The small village of St Ive can be found on the A390 between Callington and Liskeard in south east Cornwall.

The quiet village was the birth place of a woman who went on to be a heroine in parts of the world, but forgotten in her own country.

Emily Hobhouse was in her time one of the most controversial figures in the world, hailed as a second Joan of Arc or Florence Nightingale yet denounced as a traitor to her country.

Lord Kitchener
Kitchener was not a fan but Gandhi was a friend of Emily Hobhouse

The life of Emily Hobhouse was explored as part of BBC Inside Out South West with Sam Smith on BBC One on Monday 8 February.
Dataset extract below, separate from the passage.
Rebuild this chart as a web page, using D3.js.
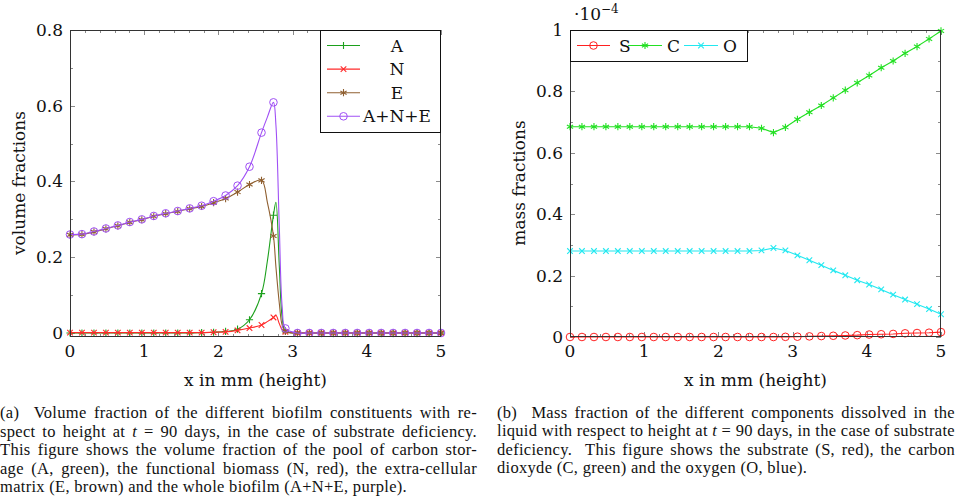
<!DOCTYPE html>
<html><head><meta charset="utf-8">
<script src="https://cdn.jsdelivr.net/npm/d3@7/dist/d3.min.js"></script>
<style>
html,body{margin:0;padding:0;background:#fff;}
svg{display:block;}
</style></head>
<body>
<svg id="chart" width="960" height="498"></svg>
<script>
// ---------- DATA ----------
const xs = [0,0.161,0.323,0.484,0.645,0.806,0.968,1.129,1.29,1.452,1.613,1.774,1.935,2.097,2.258,2.419,2.581,2.742,2.903,3.065,3.226,3.387,3.548,3.71,3.871,4.032,4.194,4.355,4.516,4.677,4.839,5];
// extra (unmarked) curve points of the left plot near the peak
const xsExtra = [2.66,2.775,2.82,2.86];

const seriesA   = [0,0,0,0,0,0,0,0,0,0,0,0.001,0.002,0.004,0.010,0.035,0.104,0.311,0.005,0,0,0,0,0,0,0,0,0,0,0,0,0];
const seriesN   = [0.001,0.001,0.001,0.001,0.001,0.001,0.001,0.001,0.001,0.001,0.001,0.001,0.002,0.003,0.007,0.013,0.021,0.041,0.003,0,0,0,0,0,0,0,0,0,0,0,0,0];
const seriesE   = [0.259,0.260,0.267,0.275,0.283,0.292,0.299,0.308,0.315,0.321,0.328,0.334,0.344,0.355,0.372,0.392,0.403,0.256,0.004,0,0,0,0,0,0,0,0,0,0,0,0,0];
const seriesANE = [0.260,0.261,0.268,0.276,0.284,0.293,0.300,0.309,0.316,0.322,0.329,0.336,0.348,0.363,0.389,0.439,0.529,0.609,0.012,0,0,0,0,0,0,0,0,0,0,0,0,0];
const extraA   = [0.19,0.345,0.18,0.04];
const extraN   = [0.030,0.047,0.025,0.008];
const extraE   = [0.345,0.175,0.08,0.02];
const extraANE = [0.57,0.55,0.285,0.068];

const seriesS = [0,0,0,0,0,0,0,0,0,0,0,0,0,0,0,0,0,0,0.0005,0.001,0.002,0.003,0.004,0.005,0.006,0.008,0.009,0.010,0.012,0.013,0.014,0.016];
const seriesC = [0.685,0.685,0.685,0.685,0.685,0.685,0.685,0.685,0.685,0.685,0.685,0.685,0.685,0.685,0.685,0.685,0.680,0.666,0.683,0.709,0.732,0.754,0.779,0.804,0.828,0.852,0.877,0.899,0.924,0.946,0.971,0.997];
const seriesO = [0.280,0.280,0.280,0.280,0.280,0.280,0.280,0.280,0.280,0.280,0.280,0.280,0.280,0.280,0.280,0.280,0.282,0.290,0.282,0.266,0.250,0.234,0.217,0.201,0.185,0.171,0.155,0.138,0.122,0.107,0.091,0.074];

const xTicks = [0,1,2,3,4,5];
const yTicksLeft = [0,0.2,0.4,0.6,0.8];
const yTicksRight = [0,0.2,0.4,0.6,0.8,1];
const leftLegend = ["A","N","E","A+N+E"];
const rightLegend = ["S","C","O"];

const captionLeft = [
  ["(a)  Volume fraction of the different biofilm constituents with re-"],
  ["spect to height at ", {i:"t"}, " = 90 days, in the case of substrate deficiency."],
  ["This figure shows the volume fraction of the pool of carbon stor-"],
  ["age (A, green), the functional biomass (N, red), the extra-cellular"],
  ["matrix (E, brown) and the whole biofilm (A+N+E, purple)."]
];
const captionRight = [
  ["(b)  Mass fraction of the different components dissolved in the"],
  ["liquid with respect to height at ", {i:"t"}, " = 90 days, in the case of substrate"],
  ["deficiency.  This figure shows the substrate (S, red), the carbon"],
  ["dioxyde (C, green) and the oxygen (O, blue)."]
];

// ---------- DRAW ----------
const svg = d3.select("#chart");
const FONT = "DejaVu Serif";

const markers = {
  plus: s => `M${-s},0H${s}M0,${-s}V${s}`,
  cross: s => `M${-s},${-s}L${s},${s}M${-s},${s}L${s},${-s}`,
  star: s => {
    const a = s*Math.cos(Math.PI/6), b = s*Math.sin(Math.PI/6);
    return `M0,${-s}V${s}M${-a},${-b}L${a},${b}M${-a},${b}L${a},${-b}`;
  }
};
function drawMarker(g, type, x, y, color) {
  if (type === "circle") {
    g.append("circle").attr("cx", x).attr("cy", y).attr("r", 3.8)
      .attr("fill", "none").attr("stroke", color).attr("stroke-width", 1);
  } else {
    const s = type === "cross" ? 2.8 : 3.6;
    g.append("path").attr("d", markers[type](s)).attr("transform", `translate(${x},${y})`)
      .attr("fill", "none").attr("stroke", color).attr("stroke-width", 1.1);
  }
}

function axesFrame(g, x, y, yTicks, yMinor, xMinor, labelX) {
  const [x0, x1] = x.range(), [yb, yt] = y.range();
  const tg = g.append("g").attr("stroke", "#8a8a8a").attr("stroke-width", 1);
  xMinor.forEach(v => {
    const px = Math.round(x(v)) + 0.5;
    tg.append("line").attr("x1", px).attr("x2", px).attr("y1", yb).attr("y2", yb - 3);
    tg.append("line").attr("x1", px).attr("x2", px).attr("y1", yt).attr("y2", yt + 3);
  });
  xTicks.forEach(v => {
    const px = Math.round(x(v)) + 0.5;
    tg.append("line").attr("x1", px).attr("x2", px).attr("y1", yb).attr("y2", yb - 5);
    tg.append("line").attr("x1", px).attr("x2", px).attr("y1", yt).attr("y2", yt + 5);
  });
  yMinor.forEach(v => {
    const py = Math.round(y(v)) + 0.5;
    tg.append("line").attr("x1", x0).attr("x2", x0 + 3).attr("y1", py).attr("y2", py);
    tg.append("line").attr("x1", x1).attr("x2", x1 - 3).attr("y1", py).attr("y2", py);
  });
  yTicks.forEach(v => {
    const py = Math.round(y(v)) + 0.5;
    tg.append("line").attr("x1", x0).attr("x2", x0 + 5).attr("y1", py).attr("y2", py);
    tg.append("line").attr("x1", x1).attr("x2", x1 - 5).attr("y1", py).attr("y2", py);
  });
  // labels
  const lg = g.append("g").attr("font-family", FONT).attr("font-size", 17).attr("fill", "#111");
  xTicks.forEach(v => lg.append("text").attr("x", x(v)).attr("y", 357).attr("text-anchor", "middle").text(d3.format("d")(v)));
  yTicks.forEach(v => lg.append("text").attr("x", x0 - 7).attr("y", y(v) + 6).attr("text-anchor", "end").text(v === 0 ? "0" : (v === 1 ? "1" : d3.format(".1f")(v))));
  lg.append("text").attr("x", (x0 + x1) / 2).attr("y", 386).attr("text-anchor", "middle").text("x in mm (height)");
  lg.append("text").attr("transform", `translate(${x0 - 45},183) rotate(-90)`).attr("text-anchor", "middle").text(labelX);
}
function frame(g, x, y) {
  const [x0, x1] = x.range(), [yb, yt] = y.range();
  g.append("rect").attr("x", x0 + 0.5).attr("y", yt + 0.5).attr("width", x1 - x0 - 1).attr("height", yb - yt - 1)
    .attr("fill", "none").attr("stroke", "#333").attr("stroke-width", 1);
}

const xMinor = d3.range(0, 5.001, 0.2).filter(v => Math.abs(v - Math.round(v)) > 1e-6);

// ----- LEFT PLOT -----
const xL = d3.scaleLinear().domain([0, 5]).range([70, 441]);
const yL = d3.scaleLinear().domain([-0.0106, 0.8]).range([337, 30]);
const gL = svg.append("g");
axesFrame(gL, xL, yL, yTicksLeft, [0.1,0.3,0.5,0.7], xMinor, "volume fractions");

const leftSeries = [
  {vals: seriesA, extra: extraA, color: "#1ca01c", mk: "plus"},
  {vals: seriesN, extra: extraN, color: "#ff2a2a", mk: "cross"},
  {vals: seriesE, extra: extraE, color: "#8f5f30", mk: "star"},
  {vals: seriesANE, extra: extraANE, color: "#a050f5", mk: "circle"}
];
const lineL = d3.line().x(d => xL(d[0])).y(d => yL(d[1])).curve(d3.curveCatmullRom.alpha(0.5));
leftSeries.forEach(s => {
  const pts = xs.map((x, i) => [x, s.vals[i]]).concat(xsExtra.map((x, i) => [x, s.extra[i]]))
    .sort((a, b) => a[0] - b[0]);
  gL.append("path").attr("d", lineL(pts)).attr("fill", "none").attr("stroke", s.color).attr("stroke-width", 1.1);
  const mg = gL.append("g");
  xs.forEach((x, i) => drawMarker(mg, s.mk, xL(x), yL(s.vals[i]), s.color));
});
frame(gL, xL, yL);

// left legend
const legL = gL.append("g");
legL.append("rect").attr("x", 320.5).attr("y", 30.5).attr("width", 120).attr("height", 102)
  .attr("fill", "#fff").attr("stroke", "#111").attr("stroke-width", 1);
leftLegend.forEach((name, i) => {
  const s = leftSeries[i], cy = 45.5 + i * 23.6;
  legL.append("line").attr("x1", 327).attr("x2", 360).attr("y1", cy).attr("y2", cy)
    .attr("stroke", s.color).attr("stroke-width", 1.1);
  drawMarker(legL, s.mk, 343.5, cy, s.color);
  legL.append("text").attr("x", 397).attr("y", cy + 6).attr("text-anchor", "middle")
    .attr("font-family", FONT).attr("font-size", 17).attr("fill", "#111").text(name);
});

// ----- RIGHT PLOT -----
const xR = d3.scaleLinear().domain([0, 5]).range([570, 941]);
const yR = d3.scaleLinear().domain([0, 1]).range([337, 30]);
const gR = svg.append("g");
axesFrame(gR, xR, yR, yTicksRight, [0.1,0.3,0.5,0.7,0.9], xMinor, "mass fractions");
const rightSeries = [
  {vals: seriesS, color: "#ff2020", mk: "circle"},
  {vals: seriesC, color: "#22e022", mk: "star"},
  {vals: seriesO, color: "#22e8f0", mk: "cross"}
];
const lineR = d3.line().x(d => xR(d[0])).y(d => yR(d[1]));
rightSeries.forEach(s => {
  const pts = xs.map((x, i) => [x, s.vals[i]]);
  gR.append("path").attr("d", lineR(pts)).attr("fill", "none").attr("stroke", s.color).attr("stroke-width", 1.1);
  const mg = gR.append("g");
  xs.forEach((x, i) => drawMarker(mg, s.mk, xR(x), yR(s.vals[i]), s.color));
});
frame(gR, xR, yR);
// exponent
const ex = gR.append("text").attr("x", 574).attr("y", 20).attr("font-family", FONT).attr("font-size", 17).attr("fill", "#111");
ex.append("tspan").text("·10");
ex.append("tspan").attr("dy", -7).attr("font-size", 12).text("−4");

// right legend
const legR = gR.append("g");
legR.append("rect").attr("x", 570.5).attr("y", 30.5).attr("width", 177).attr("height", 31)
  .attr("fill", "#fff").attr("stroke", "#111").attr("stroke-width", 1);
const legPos = [[577, 610, 619], [628, 662, 667], [684, 718, 723]];
rightLegend.forEach((name, i) => {
  const s = rightSeries[i], cy = 45.5, p = legPos[i];
  legR.append("line").attr("x1", p[0]).attr("x2", p[1]).attr("y1", cy).attr("y2", cy)
    .attr("stroke", s.color).attr("stroke-width", 1.1);
  drawMarker(legR, s.mk, (p[0] + p[1]) / 2, cy, s.color);
  legR.append("text").attr("x", p[2]).attr("y", cy + 6).attr("font-family", FONT).attr("font-size", 17)
    .attr("fill", "#111").text(name);
});

// ----- CAPTIONS -----
function caption(lines, x0, x1, y0, dy) {
  const g = svg.append("g").attr("font-family", "Liberation Serif").attr("font-size", 16.5)
    .attr("letter-spacing", 0.3).attr("fill", "#111");
  lines.forEach((parts, li) => {
    const t = g.append("text").attr("x", x0).attr("y", y0 + li * dy).attr("xml:space", "preserve");
    parts.forEach(p => {
      if (typeof p === "string") t.append("tspan").text(p);
      else t.append("tspan").attr("font-style", "italic").text(p.i);
    });
    if (li < lines.length - 1) {
      const full = parts.map(p => typeof p === "string" ? p : p.i).join("");
      const spaces = (full.match(/ /g) || []).length;
      const w = t.node().getComputedTextLength();
      if (spaces > 0) t.attr("word-spacing", (x1 - x0 - w) / spaces);
    }
  });
}
caption(captionLeft, 0, 477, 418, 18.6);
caption(captionRight, 497, 955, 418, 18.4);
</script>
</body></html>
Click here to watch the programme on the BBC iplayer.

Lord Kitchener ordered her forcible deportation on a troopship and Joseph Chamberlain wondered if she posed a threat to the whole British Empire.

But to her friend Mahatma Gandhi, one of a tiny minority who admired her pacifist campaigns through two wars, she was "one of the noblest and bravest of women".

A handsome, restless, highly-strung spinster from a genteel Cornish rectory, she exposed the concentration camps set up in South Africa during Britain's conflict with the Boers and embarked on a secret one-woman peace mission to Berlin at the height of the First World War.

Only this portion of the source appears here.